Cet accord monétaire est la
cause primaire du déclin du secteur manufacturier aux Etats-Unis, dont Trump
s’est plaint tout au long de sa campagne et dans son discours d’investiture.
« Les Etats-Unis avant tout » ?
Voilà bien longtemps que les choses en sont allées autrement.
Le protectionnisme et les taxes
que le président semble vouloir mettre en place ne seront pas favorables au
secteur manufacturier complexe qui excelle aujourd’hui aux Etats-Unis. Les
autres pays du monde y répondront de la même manière, ce qui pourra être
aussi défavorable à Boeing et Pratt & Whitney qu’à Airbus et Rolls Royce.
Le discours d’investiture de
Trump a inclu une certaine dose de désolation : « Les femmes et les
enfants emprisonnés par la pauvreté dans nos propres villes. Les usines
rouillées qui jonchent le paysage des Etats-Unis telles des pierres tombales.

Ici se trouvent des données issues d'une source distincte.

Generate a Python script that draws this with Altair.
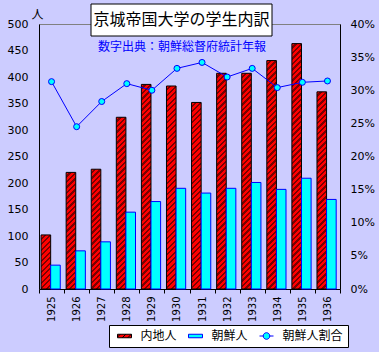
import altair as alt

# ---------------- data ----------------
years = ["1925", "1926", "1927", "1928", "1929", "1930",
         "1931", "1932", "1933", "1934", "1935", "1936"]
naichi = [102, 220, 226, 324, 386, 383, 352, 407, 407, 431, 463, 372]
chosen = [45, 72, 89, 145, 165, 190, 181, 190, 201, 188, 209, 169]
ratio = [31.3, 24.5, 28.3, 31.0, 30.0, 33.3, 34.2, 32.0, 33.3, 30.4, 31.2, 31.4]
series = ["内地人", "朝鮮人", "朝鮮人割合"]
left_ticks = [0, 50, 100, 150, 200, 250, 300, 350, 400, 450, 500]
right_ticks = [0, 5, 10, 15, 20, 25, 30, 35, 40]
title_text = "京城帝国大学の学生内訳"
source_text = "数字出典：朝鮮総督府統計年報"
unit_text = "人"

# ---------------- style ----------------
W, H = 301, 265
YMAX = 500
STEP = W / len(years)
OFF_PAD = 0.306
BAR_W = STEP / (2 + 2 * OFF_PAD)
RED, DARK, CYAN, BLUE = "#FF0000", "#7A0000", "#00FFFF", "#0000FF"
CJK = "Noto Sans CJK JP"
NUM = "DejaVu Sans"


def hatch(value, period=5.5, frac=0.45):
    h = max(value / YMAX * H, 1.0)
    w = BAR_W
    L = w + h
    c = L * w * h / (w * w + h * h)
    n = L / period
    stops = []
    k = 0
    while k / n < 1:
        a = k / n
        b = min((k + 1 - frac) / n, 1.0)
        e = min((k + 1) / n, 1.0)
        stops += [{"offset": a, "color": RED}, {"offset": b, "color": RED}]
        if b < 1:
            stops += [{"offset": b, "color": DARK}, {"offset": e, "color": DARK}]
        k += 1
    return {"gradient": "linear", "x1": 0, "y1": 0, "x2": c / h, "y2": c / w, "stops": stops}


def striped_rect_path():
    parts = ["M-1.4,-0.35H1.4V0.35H-1.4Z"]
    s = -1.2
    while s < 1.75:
        ua, va = s - 0.35, 0.35
        ub, vb = s + 0.35, -0.35
        if ua < -1.4:
            ua, va = -1.4, s + 1.4
        if ub > 1.4:
            ub, vb = 1.4, s - 1.4
        if ua < ub:
            parts.append(f"M{ua:.3f},{va:.3f}L{ub:.3f},{vb:.3f}")
        s += 1.1
    return "".join(parts)


rect_path = "M-1.4,-0.35H1.4V0.35H-1.4Z"
line_path = ("M-1.4,0H-0.66M0.66,0H1.4"
             "M-0.66,0A0.66,0.66,0,1,1,0.66,0A0.66,0.66,0,1,1,-0.66,0Z")

bar_rows = []
for i, y in enumerate(years):
    bar_rows.append({"year": y, "series": series[0], "value": naichi[i],
                     "fillv": hatch(naichi[i]), "strokev": "#000000"})
    bar_rows.append({"year": y, "series": series[1], "value": chosen[i],
                     "fillv": CYAN, "strokev": BLUE})
ratio_rows = [{"year": y, "ratio": r} for y, r in zip(years, ratio)]

xscale = alt.Scale(type="band", paddingInner=0, paddingOuter=0)
x_axis = alt.Axis(title=None, labelAngle=270, labelFont=NUM, labelFontSize=10,
                  labelColor="black", tickBand="extent", tickSize=4,
                  tickColor="black", domainColor="black", labelPadding=3,
                  grid=False)
X = alt.X("year:N", sort=years, scale=xscale, axis=x_axis)

bars = alt.Chart(alt.Data(values=bar_rows)).mark_bar(strokeWidth=1).encode(
    x=X,
    xOffset=alt.XOffset("series:N", sort=series[:2],
                        scale=alt.Scale(domain=series[:2], paddingInner=0,
                                        paddingOuter=OFF_PAD, align=0.35)),
    y=alt.Y("value:Q", stack=None,
            scale=alt.Scale(domain=[0, YMAX], nice=False),
            axis=alt.Axis(title=unit_text, titleAngle=0, titleX=-2, titleY=-10,
                          titleAlign="center", titleBaseline="middle",
                          titleFont=CJK, titleFontSize=12, titleFontWeight="normal",
                          titleColor="black", values=left_ticks,
                          labelFont=NUM, labelFontSize=11, labelColor="black",
                          ticks=False, labelPadding=11, domainColor="black",
                          grid=False)),
    fill=alt.Fill("fillv:N", scale=None, legend=None),
    stroke=alt.Stroke("strokev:N", scale=None, legend=None),
)

Y2 = alt.Y("ratio:Q", scale=alt.Scale(domain=[0, 40], nice=False),
           axis=alt.Axis(title=None, orient="right", values=right_ticks,
                         labelExpr="datum.value + '%'", labelFont=NUM,
                         labelFontSize=11, labelColor="black", ticks=False,
                         labelPadding=10, domainColor="black", grid=False))

line = alt.Chart(alt.Data(values=ratio_rows)).mark_line(
    color=BLUE, strokeWidth=1).encode(x=X, y=Y2)
points = alt.Chart(alt.Data(values=ratio_rows)).mark_point(
    shape="circle", filled=True, fill=CYAN, stroke=BLUE, strokeWidth=1,
    size=36, opacity=1).encode(x=X, y=Y2)

leg = alt.Legend(title=None, orient="none", legendX=70, legendY=301,
                 direction="horizontal", columns=3, symbolSize=100,
                 symbolStrokeWidth=1, symbolOffset=4.5, labelOffset=10,
                 columnPadding=8, padding=5, strokeColor="black",
                 fillColor="white", labelFont=CJK, labelFontSize=12,
                 labelColor="black", cornerRadius=0)

legend_layer = alt.Chart(alt.Data(values=[{"series": s} for s in series])).transform_filter(
    "false").mark_point(filled=True, opacity=1).encode(
    shape=alt.Shape("series:N", sort=series,
                    scale=alt.Scale(domain=series,
                                    range=[striped_rect_path(), rect_path, line_path]),
                    legend=leg),
    fill=alt.Fill("series:N", sort=series,
                  scale=alt.Scale(domain=series, range=[RED, CYAN, CYAN]),
                  legend=leg),
    stroke=alt.Stroke("series:N", sort=series,
                      scale=alt.Scale(domain=series, range=["#000000", BLUE, BLUE]),
                      legend=leg),
)

pct = alt.layer(line, points, legend_layer)

one = alt.Data(values=[{"k": 1}])
title_box = alt.Chart(one).mark_rect(fill="white", stroke="black", strokeWidth=1).encode(
    x=alt.value(52), x2=alt.value(233), y=alt.value(-20), y2=alt.value(12))
title_mark = alt.Chart(one).mark_text(
    text=title_text, font=CJK, fontSize=16, color="black",
    align="center", baseline="middle").encode(x=alt.value(142.5), y=alt.value(-4))
source_mark = alt.Chart(one).mark_text(
    text=source_text, font=CJK, fontSize=12, color=BLUE,
    align="center", baseline="middle").encode(x=alt.value(143), y=alt.value(23))

chart = alt.layer(bars, pct, title_box, title_mark, source_mark).resolve_scale(
    y="independent", fill="independent", stroke="independent", shape="independent"
).properties(
    width=W, height=H, background="#CCCCFF",
    padding={"left": 39, "top": 24, "right": 39, "bottom": 63},
    autosize=alt.AutoSizeParams(type="none"),
).configure_view(fill="white", stroke="#808080", strokeWidth=1)

chart.save("out.html", embed_options={"renderer": "svg", "actions": False})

Un système d’éducation qui prive nos jeunes et beaux étudiants de savoir. Et
le crime, les gangs, les drogues qui ont volé trop de vies, volé notre pays
de tant de potentiel… Nous avons défendu les frontières des autres pays tout
en refusant de défendre les nôtres. »
Mais la réponse apportée par
Trump à ces questions n’a seulement été que la mégalomanie la plus délirante.
« Ce carnage américain s’arrête ici et maintenant, » nous a-t-il
dit avant de s’en aller parader et danser au bal d’investiture.
Une nouvelle semaine a commencé,
et bien évidemment, le « carnage » n’a ni pris fin ni même ralenti.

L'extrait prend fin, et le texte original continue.